Cinezik : Qui est Alain Ranval et Ramon Pipin ?
Alain Ranval : C'est la même personne. C'est moi. Ca fait un moment que je fais de la musique. Quand j'ai débuté, mon premier groupe était "Au bonheur des dames", et chaque membre s'était trouvé un pseudo, j'ai donc gardé le mien. En général, quand je suis content d'un film, je mets mon pseudo, et quand j'ai honte je mets mon vrai nom.
Quels étaient vos débuts au cinéma ?
Le premier film que j'ai fait c'était VIENS CHEZ MOI J'HABITE CHEZ UNE COPINE avec Renaud, puisque pendant cinq ans j'étais son directeur artistique, musique composée en collaboration avec Jean-Philippe Goude.
Pendant ce temps là, je continuais à jouer dans des groupes, pendant six ans je jouais avec "Odeurs".
Pour le cinéma, j'ai collaboré avec Albert Dupontel (BERNIE, LE CREATEUR, ENFERMES DEHORS), et avec Laurent Baffie (LES CLEFS DE BAGNOLES) que je connais depuis 30 ans alors qu'il n'était rien. J'ai même fait la musique de sa pièce de théâtre.
Comment composez-vous ?
Je fais tout en studio, je programme beaucoup de choses. Je n'ai pas de formation classique alors quand j'ai besoin de cordes, je fais appel à Jean-Philippe Goude pour l'orchestration. Faire de la musique de film me plaît vraiment.
Quel fut le travail sur le film COLUCHE ?
Il y a beaucoup de musiques dans le film, et le challenge était de faire coexister la musique originale, les morceaux d'époque qui ont été achetés, et les musiques de scène lors des spectacles de Coluche.
Antoine De Caunes a une grosse culture rock. Et on était parti au départ sur un esprit Led Zeppelin. Demeure dans le film les guitares acoustiques.
Ce que je cherche quand je fais un film, c'est de trouver un truc nouveau. J'apprécie Morricone pour cela. Je n'aime pas le remplissage habituel à Hollywood. Je me considère d'un style européen, même si j'adore Carter Burwell, Thomas Newman ou Jon Brion. Il faut se mettre au service de l'image tout en affirmant son style.

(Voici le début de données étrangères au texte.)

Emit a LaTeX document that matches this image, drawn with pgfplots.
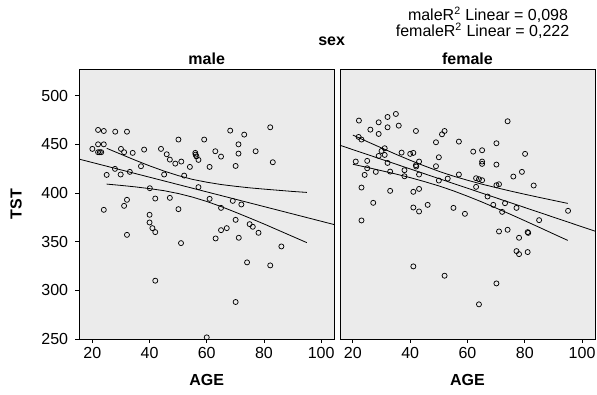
\documentclass[border=0pt]{standalone}
\usepackage{pgfplots}
\pgfplotsset{compat=1.18}
\usepackage{fontspec}
\setmainfont{Liberation Sans}

\pgfplotsset{
  panel/.style={
    scale only axis, height=202.5pt,
    xmin=15.5, xmax=104.5, ymin=250, ymax=527.4,
    xtick={20,40,60,80,100},
    tick align=outside, major tick length=3pt, tick pos=left,
    axis background/.style={fill=black!8},
    axis line style={line width=0.6pt},
    tick style={black, line width=0.6pt},
    /pgf/number format/assume math mode=true,
    ticklabel style={font=\fontsize{12}{14}\selectfont},
    yticklabel style={xshift=-2pt},
    clip=false,
    anchor=south west,
  },
  pts/.style={only marks, mark=o, mark size=1.9pt, mark options={line width=0.55pt}, black},
  fit/.style={no marks, black, line width=0.6pt},
}

\begin{document}
\begin{tikzpicture}
\useasboundingbox (-59.625pt,-42pt) rectangle (388.125pt,254.25pt);

% ---------- male ----------
\begin{axis}[panel, at={(0pt,0pt)}, width=190.875pt,
  ytick={250,300,350,400,450,500}]
\addplot[pts] coordinates {
(20,445.3) (22,464.8) (24,463.7) (22,450) (24,450) (22,441.9) (22.6,441.9) (23.1,441.9)
(28,463) (32.1,463) (30,445.3) (31.1,441.9) (34.1,441.2) (38.1,444.6) (27.9,424.8)
(25,418.6) (29.9,419) (33.1,421.7) (37,427.5) (24,382.7) (31.1,386.8) (32.1,393)
(32.1,357) (40.1,404.9) (42,394.3) (40,377.6) (40,369.7) (41,363.9) (42,359.8)
(42,309.9) (44,445.3) (46,439.8) (47.1,434.3) (49,430.2) (51.1,432.3) (50.1,454.9)
(45.1,419) (47.1,395) (50.1,383.4) (51,348.5) (52.1,417.9) (54.1,426.8) (56,441.2)
(56.1,439.4) (56.4,437.6) (57.1,434) (57.1,406) (59.1,454.9) (61,426.8) (61,394)
(60,251.7) (63,442.9) (65,437.4) (65,384.7) (65,361.8) (67,363.9) (63.1,353.3)
(68.2,464.1) (70.1,427.8) (69.1,391.9) (70.1,372.4) (71.2,354) (71.1,450) (71.1,440.5)
(73.1,460) (72.1,388.2) (70.1,288) (74.1,328.7) (75,368) (76.1,365.3) (77.1,442.9)
(78.1,359.1) (82.2,467.5) (83.1,431.6) (82.2,325.6) (86.1,345.1)
};
\addplot[fit] coordinates {(15.5,434.7) (104.5,367.6)};
\addplot[fit] coordinates {
(25,445.95) (30,439.8) (35,433.7) (40,427.9) (45,422.6) (50,417.9) (55,414.0)
(60,411.1) (65,408.7) (70,406.9) (75,405.3) (80,404.0) (85,402.8) (90,401.6) (95,400.6)};
\addplot[fit] coordinates {
(25,409.15) (30,407.8) (35,406.3) (40,404.5) (45,402.4) (50,399.5) (55,395.8)
(60,391.3) (65,386.1) (70,380.3) (75,374.3) (80,368.2) (85,361.8) (90,355.4) (95,349.0)};
\end{axis}

% ---------- female ----------
\begin{axis}[panel, at={(195.375pt,0pt)}, width=191.25pt, ytick=\empty]
\addplot[pts] coordinates {
(22.1,474.4) (26.1,465.1) (29,472.6) (29,460.7) (32.1,478.1) (32.1,467.5) (35,481.2)
(36,469.2) (22,457.6) (23,454.9) (21,432.3) (25,433) (25,425.4) (24.1,418.6)
(23,405.6) (23,371.8) (27.1,389.9) (28,421.7) (29,438.1) (30,443.2) (31.1,446)
(31.1,439.1) (32.1,430.9) (33,422) (33,402.2) (37,441.5) (38,423.4) (38,417.2)
(40,440.2) (41.1,441.2) (42,463.7) (42,428.5) (42.1,427.2) (43.1,432.3) (43.1,419)
(43.1,404.2) (41.1,401.2) (41.1,385.1) (43.1,381) (46.1,387.8) (41.1,324.6)
(49,452.1) (49,427.5) (50,436.7) (50,412.8) (51.1,460.3) (52,463.7) (53.1,414.8)
(55.1,384.7) (52,315) (57,452.8) (57,419) (59.1,378.6) (62,442.5) (63,415.2)
(63,406.3) (64,414.2) (65.1,443.9) (65.1,432.3) (65.1,429.9) (65.1,413.1) (67,396.4)
(64,285.6) (69,387.8) (70.1,451.1) (70.1,429.2) (70.1,408) (71,409) (71,360.5)
(72.1,380.6) (73.1,389.5) (74,473.7) (74,362.2) (70.1,307.1) (76,416.9) (77.1,384.7)
(77.1,340.3) (78,354) (78,337.2) (79,421.7) (80.1,440.2) (81,359.8) (81.2,359)
(81,339.3) (83.1,407.7) (85,372.1) (95.1,381.7)
};
\addplot[fit] coordinates {(15.5,449.0) (104.5,360.8)};
\addplot[fit] coordinates {
(20,459.5) (25,452.8) (30,446.3) (35,439.8) (40,433.6) (45,427.8) (50,422.3)
(55,417.4) (60,413.1) (65,409.1) (70,405.5) (75,402.0) (80,398.7) (85,395.5) (90,392.4) (95,389.3)};
\addplot[fit] coordinates {
(20,429.5) (25,426.3) (30,422.9) (35,419.5) (40,415.8) (45,411.7) (50,407.3)
(55,402.3) (60,396.7) (65,390.8) (70,384.5) (75,378.1) (80,371.5) (85,364.8) (90,358.0) (95,351.3)};
\end{axis}

% ---------- texts ----------
\node[font=\fontsize{12}{14}\selectfont\bfseries] at (189.15pt,222.98pt) {sex};
\node[font=\fontsize{12}{14}\selectfont\bfseries] at (95.4pt,209.8pt) {male};
\node[font=\fontsize{12}{14}\selectfont\bfseries] at (291pt,209.8pt) {female};
\node[font=\fontsize{12}{14}\selectfont\bfseries] at (95.4pt,-30.75pt) {AGE};
\node[font=\fontsize{12}{14}\selectfont\bfseries] at (291pt,-30.75pt) {AGE};
\node[font=\fontsize{12}{14}\selectfont\bfseries, rotate=90] at (-47.6pt,101.25pt) {TST};
\node[font=\fontsize{12}{14}\selectfont] at (306.4pt,243pt) {maleR\textsuperscript{2} Linear = 0,098};
\node[font=\fontsize{12}{14}\selectfont] at (302.3pt,231pt) {femaleR\textsuperscript{2} Linear = 0,222};
\end{tikzpicture}
\end{document}
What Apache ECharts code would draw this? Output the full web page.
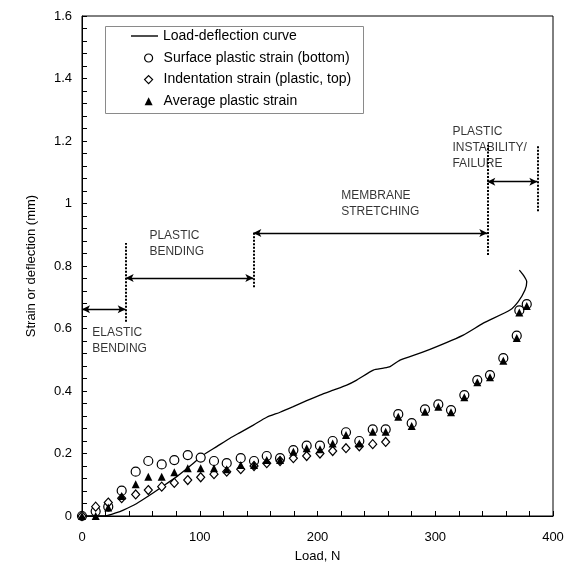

J'écris à partir du scénario, puis on voit si cela fonctionne à l'image en travaillant avec le monteur. Antoine m'a vraiment fait confiance là-dessus.
Même si j'ai composé essentiellement pour des comédies, mon idée est d'accompagner le côté dramatique du personnage. Il y a un thème ample, un peu sous-mixé.
Il y a aussi une séquence du film qui a été supprimée et qui se retrouvera dans les bonus du DVD. Il y avait 40 choristes en studio, 100 pistes. C'est une séquence dans laquelle Coluche fume un pétard et a des visions oniriques. Il faut attendre le DVD pour la découvrir.
Avez-vous connu personnellement Coluche ?
Oui, biensûr.
C'était un rapport musical tout d'abord puisqu'il voulait mettre notre groupe en scène et aussi pour quelques prestations comme lorsqu'il voulait faire chanter Charlotte de Turckheim. J'allais chez lui régulièrement. On se connaissait sans être proche. En revanche, le bassiste de mon groupe, Gérard Prévost, le connait davantage, il était son bassiste.
Quel mélomane était Coluche ? (Cette question est visible en vidéo en bas de page)
Il n'était absolument pas mélomane. Il aimait le "do-hop", le rock des années 50, "Les Chaussettes noires", mais il était sourd. Il avait des conceptions très particulières du mixage et de la musique. Par exemple, lorsqu'un truc lui plaisait, il fallait le mettre très fort et ôter tout le reste.
Il écoutait beaucoup de musique, mais on ne peut pas dire qu'il avait une véritable culture musicale. Y en a tellement d'autres qui n'en ont pas que ce n'est pas grave.
Et Coluche était quelqu'un de tellement populaire qu'il pouvait à peine sortir dans la rue sinon c'était l'émeute. C'est la raison pour laquelle sa vie sociale était vraiment chez lui. Tout Paris allait chez lui. C'était souvent la fête.
Dans le film, on voit Coluche chanter avec un groupe...
Oui, ce sont des chansons de Xavier Thibault qu'il chantait à l'époque comme "Je veux rester dans le noir". On a pris les arrangements originaux, et on a retravaillé cela avec l'ingénieur du son. Deux musiciens dans le film étaient vraiment sur scène à l'époque.
Quel fut le travail de mixage ?
Ce fut un travail complexe. Dans des séquences par exemple, il y a à la fois des grosses guitares et des grosses motos, ce qui est difficile à faire cohabiter.
Et la musique est elle-même multiple, symphonique et rock à la fois.